**** Recorded data ****

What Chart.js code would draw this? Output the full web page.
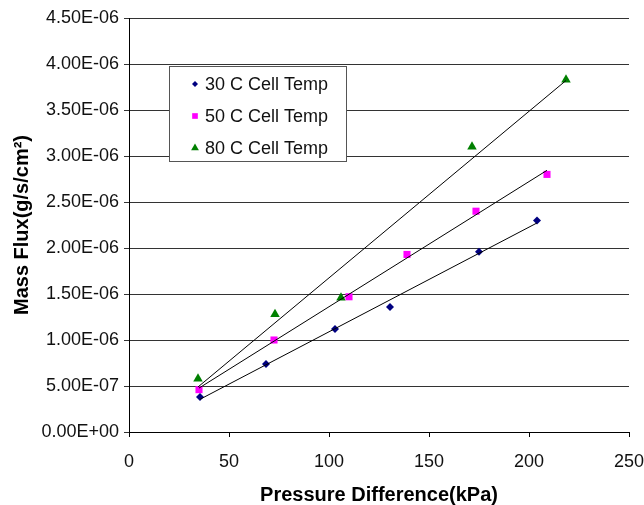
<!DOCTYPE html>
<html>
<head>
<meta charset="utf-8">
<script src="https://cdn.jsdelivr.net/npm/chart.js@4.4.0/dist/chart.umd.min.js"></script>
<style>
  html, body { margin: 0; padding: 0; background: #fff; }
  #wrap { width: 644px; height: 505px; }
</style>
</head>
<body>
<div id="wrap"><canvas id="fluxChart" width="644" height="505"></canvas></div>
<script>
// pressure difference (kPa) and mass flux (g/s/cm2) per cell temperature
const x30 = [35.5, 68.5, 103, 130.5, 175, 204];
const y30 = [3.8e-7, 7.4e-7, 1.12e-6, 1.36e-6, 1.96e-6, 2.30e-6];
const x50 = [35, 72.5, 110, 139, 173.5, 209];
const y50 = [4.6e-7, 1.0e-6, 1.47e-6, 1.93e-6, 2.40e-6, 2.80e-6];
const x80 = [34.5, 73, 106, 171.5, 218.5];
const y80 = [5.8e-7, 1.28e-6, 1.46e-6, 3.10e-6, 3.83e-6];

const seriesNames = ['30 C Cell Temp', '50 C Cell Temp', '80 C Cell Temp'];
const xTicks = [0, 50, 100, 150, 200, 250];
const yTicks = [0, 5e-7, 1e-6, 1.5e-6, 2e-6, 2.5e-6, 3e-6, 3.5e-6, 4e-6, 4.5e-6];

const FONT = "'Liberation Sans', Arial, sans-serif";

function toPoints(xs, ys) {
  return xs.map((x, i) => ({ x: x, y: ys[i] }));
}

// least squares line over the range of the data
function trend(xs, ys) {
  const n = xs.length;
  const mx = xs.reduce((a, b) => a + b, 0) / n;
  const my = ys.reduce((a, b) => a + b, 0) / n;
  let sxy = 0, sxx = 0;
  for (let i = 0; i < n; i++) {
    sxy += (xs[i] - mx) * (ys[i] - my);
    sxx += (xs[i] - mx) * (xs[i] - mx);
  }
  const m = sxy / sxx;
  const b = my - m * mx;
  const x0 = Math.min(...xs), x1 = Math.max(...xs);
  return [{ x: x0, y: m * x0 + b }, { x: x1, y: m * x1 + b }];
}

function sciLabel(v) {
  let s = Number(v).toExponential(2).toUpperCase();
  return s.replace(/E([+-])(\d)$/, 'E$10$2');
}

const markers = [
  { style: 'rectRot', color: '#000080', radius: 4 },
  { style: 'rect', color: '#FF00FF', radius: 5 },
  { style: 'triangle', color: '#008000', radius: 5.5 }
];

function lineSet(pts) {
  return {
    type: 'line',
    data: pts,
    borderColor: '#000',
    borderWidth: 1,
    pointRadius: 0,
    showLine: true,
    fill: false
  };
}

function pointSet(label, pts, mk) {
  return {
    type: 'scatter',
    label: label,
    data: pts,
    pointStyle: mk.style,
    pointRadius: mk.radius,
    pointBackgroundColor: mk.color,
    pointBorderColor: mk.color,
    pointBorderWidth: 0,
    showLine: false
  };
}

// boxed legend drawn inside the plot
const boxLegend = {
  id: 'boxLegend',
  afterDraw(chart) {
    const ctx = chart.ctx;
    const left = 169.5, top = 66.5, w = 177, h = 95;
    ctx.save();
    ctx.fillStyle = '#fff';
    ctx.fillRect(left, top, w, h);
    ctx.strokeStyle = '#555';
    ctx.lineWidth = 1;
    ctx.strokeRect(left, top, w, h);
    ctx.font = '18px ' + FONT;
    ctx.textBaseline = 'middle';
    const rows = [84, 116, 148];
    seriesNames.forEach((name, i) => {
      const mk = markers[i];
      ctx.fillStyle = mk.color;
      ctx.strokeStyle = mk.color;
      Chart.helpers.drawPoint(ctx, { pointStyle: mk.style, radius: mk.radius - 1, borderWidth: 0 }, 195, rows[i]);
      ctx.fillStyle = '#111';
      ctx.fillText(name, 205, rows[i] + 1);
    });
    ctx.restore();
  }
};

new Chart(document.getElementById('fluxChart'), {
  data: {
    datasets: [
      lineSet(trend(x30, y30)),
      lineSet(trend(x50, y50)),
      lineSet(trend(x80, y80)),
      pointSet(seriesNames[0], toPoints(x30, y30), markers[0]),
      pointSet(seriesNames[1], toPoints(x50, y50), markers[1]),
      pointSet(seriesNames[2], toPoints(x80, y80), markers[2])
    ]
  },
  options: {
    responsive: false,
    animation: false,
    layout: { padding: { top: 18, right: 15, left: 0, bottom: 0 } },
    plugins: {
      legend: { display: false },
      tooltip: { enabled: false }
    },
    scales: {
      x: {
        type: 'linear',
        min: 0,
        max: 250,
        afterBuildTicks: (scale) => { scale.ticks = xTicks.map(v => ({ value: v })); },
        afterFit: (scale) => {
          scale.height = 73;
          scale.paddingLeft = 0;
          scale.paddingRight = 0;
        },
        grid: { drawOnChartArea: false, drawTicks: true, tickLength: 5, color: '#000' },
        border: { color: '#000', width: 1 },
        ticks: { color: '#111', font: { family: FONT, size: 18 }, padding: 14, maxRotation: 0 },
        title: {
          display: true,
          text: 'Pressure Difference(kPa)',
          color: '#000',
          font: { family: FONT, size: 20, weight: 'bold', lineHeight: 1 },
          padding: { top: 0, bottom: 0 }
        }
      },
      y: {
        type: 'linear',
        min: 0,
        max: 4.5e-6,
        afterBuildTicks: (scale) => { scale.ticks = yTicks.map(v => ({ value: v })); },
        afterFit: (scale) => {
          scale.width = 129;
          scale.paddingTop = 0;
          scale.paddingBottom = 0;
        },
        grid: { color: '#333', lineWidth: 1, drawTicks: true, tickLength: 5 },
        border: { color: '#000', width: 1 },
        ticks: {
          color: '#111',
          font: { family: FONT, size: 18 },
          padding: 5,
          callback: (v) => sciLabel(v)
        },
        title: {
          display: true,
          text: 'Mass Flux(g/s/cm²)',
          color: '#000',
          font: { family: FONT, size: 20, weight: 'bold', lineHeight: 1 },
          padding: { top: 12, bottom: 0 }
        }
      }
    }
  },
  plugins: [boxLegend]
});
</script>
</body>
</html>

****

Repeat the data exactly, without the pictures.

- **Solution for this problem**
What Chart.js code would draw this? Output the full web page.
<!DOCTYPE html>
<html>
<head>
<meta charset="utf-8">
<script src="https://cdn.jsdelivr.net/npm/chart.js@4.4.0/dist/chart.umd.min.js"></script>
<style>
  html, body { margin: 0; padding: 0; background: #fff; }
  #wrap { width: 644px; height: 505px; }
</style>
</head>
<body>
<div id="wrap"><canvas id="fluxChart" width="644" height="505"></canvas></div>
<script>
// pressure difference (kPa) and mass flux (g/s/cm2) per cell temperature
const x30 = [35.5, 68.5, 103, 130.5, 175, 204];
const y30 = [3.8e-7, 7.4e-7, 1.12e-6, 1.36e-6, 1.96e-6, 2.30e-6];
const x50 = [35, 72.5, 110, 139, 173.5, 209];
const y50 = [4.6e-7, 1.0e-6, 1.47e-6, 1.93e-6, 2.40e-6, 2.80e-6];
const x80 = [34.5, 73, 106, 171.5, 218.5];
const y80 = [5.8e-7, 1.28e-6, 1.46e-6, 3.10e-6, 3.83e-6];

const seriesNames = ['30 C Cell Temp', '50 C Cell Temp', '80 C Cell Temp'];
const xTicks = [0, 50, 100, 150, 200, 250];
const yTicks = [0, 5e-7, 1e-6, 1.5e-6, 2e-6, 2.5e-6, 3e-6, 3.5e-6, 4e-6, 4.5e-6];

const FONT = "'Liberation Sans', Arial, sans-serif";

function toPoints(xs, ys) {
  return xs.map((x, i) => ({ x: x, y: ys[i] }));
}

// least squares line over the range of the data
function trend(xs, ys) {
  const n = xs.length;
  const mx = xs.reduce((a, b) => a + b, 0) / n;
  const my = ys.reduce((a, b) => a + b, 0) / n;
  let sxy = 0, sxx = 0;
  for (let i = 0; i < n; i++) {
    sxy += (xs[i] - mx) * (ys[i] - my);
    sxx += (xs[i] - mx) * (xs[i] - mx);
  }
  const m = sxy / sxx;
  const b = my - m * mx;
  const x0 = Math.min(...xs), x1 = Math.max(...xs);
  return [{ x: x0, y: m * x0 + b }, { x: x1, y: m * x1 + b }];
}

function sciLabel(v) {
  let s = Number(v).toExponential(2).toUpperCase();
  return s.replace(/E([+-])(\d)$/, 'E$10$2');
}

const markers = [
  { style: 'rectRot', color: '#000080', radius: 4 },
  { style: 'rect', color: '#FF00FF', radius: 5 },
  { style: 'triangle', color: '#008000', radius: 5.5 }
];

function lineSet(pts) {
  return {
    type: 'line',
    data: pts,
    borderColor: '#000',
    borderWidth: 1,
    pointRadius: 0,
    showLine: true,
    fill: false
  };
}

function pointSet(label, pts, mk) {
  return {
    type: 'scatter',
    label: label,
    data: pts,
    pointStyle: mk.style,
    pointRadius: mk.radius,
    pointBackgroundColor: mk.color,
    pointBorderColor: mk.color,
    pointBorderWidth: 0,
    showLine: false
  };
}

// boxed legend drawn inside the plot
const boxLegend = {
  id: 'boxLegend',
  afterDraw(chart) {
    const ctx = chart.ctx;
    const left = 169.5, top = 66.5, w = 177, h = 95;
    ctx.save();
    ctx.fillStyle = '#fff';
    ctx.fillRect(left, top, w, h);
    ctx.strokeStyle = '#555';
    ctx.lineWidth = 1;
    ctx.strokeRect(left, top, w, h);
    ctx.font = '18px ' + FONT;
    ctx.textBaseline = 'middle';
    const rows = [84, 116, 148];
    seriesNames.forEach((name, i) => {
      const mk = markers[i];
      ctx.fillStyle = mk.color;
      ctx.strokeStyle = mk.color;
      Chart.helpers.drawPoint(ctx, { pointStyle: mk.style, radius: mk.radius - 1, borderWidth: 0 }, 195, rows[i]);
      ctx.fillStyle = '#111';
      ctx.fillText(name, 205, rows[i] + 1);
    });
    ctx.restore();
  }
};

new Chart(document.getElementById('fluxChart'), {
  data: {
    datasets: [
      lineSet(trend(x30, y30)),
      lineSet(trend(x50, y50)),
      lineSet(trend(x80, y80)),
      pointSet(seriesNames[0], toPoints(x30, y30), markers[0]),
      pointSet(seriesNames[1], toPoints(x50, y50), markers[1]),
      pointSet(seriesNames[2], toPoints(x80, y80), markers[2])
    ]
  },
  options: {
    responsive: false,
    animation: false,
    layout: { padding: { top: 18, right: 15, left: 0, bottom: 0 } },
    plugins: {
      legend: { display: false },
      tooltip: { enabled: false }
    },
    scales: {
      x: {
        type: 'linear',
        min: 0,
        max: 250,
        afterBuildTicks: (scale) => { scale.ticks = xTicks.map(v => ({ value: v })); },
        afterFit: (scale) => {
          scale.height = 73;
          scale.paddingLeft = 0;
          scale.paddingRight = 0;
        },
        grid: { drawOnChartArea: false, drawTicks: true, tickLength: 5, color: '#000' },
        border: { color: '#000', width: 1 },
        ticks: { color: '#111', font: { family: FONT, size: 18 }, padding: 14, maxRotation: 0 },
        title: {
          display: true,
          text: 'Pressure Difference(kPa)',
          color: '#000',
          font: { family: FONT, size: 20, weight: 'bold', lineHeight: 1 },
          padding: { top: 0, bottom: 0 }
        }
      },
      y: {
        type: 'linear',
        min: 0,
        max: 4.5e-6,
        afterBuildTicks: (scale) => { scale.ticks = yTicks.map(v => ({ value: v })); },
        afterFit: (scale) => {
          scale.width = 129;
          scale.paddingTop = 0;
          scale.paddingBottom = 0;
        },
        grid: { color: '#333', lineWidth: 1, drawTicks: true, tickLength: 5 },
        border: { color: '#000', width: 1 },
        ticks: {
          color: '#111',
          font: { family: FONT, size: 18 },
          padding: 5,
          callback: (v) => sciLabel(v)
        },
        title: {
          display: true,
          text: 'Mass Flux(g/s/cm²)',
          color: '#000',
          font: { family: FONT, size: 20, weight: 'bold', lineHeight: 1 },
          padding: { top: 12, bottom: 0 }
        }
      }
    }
  },
  plugins: [boxLegend]
});
</script>
</body>
</html>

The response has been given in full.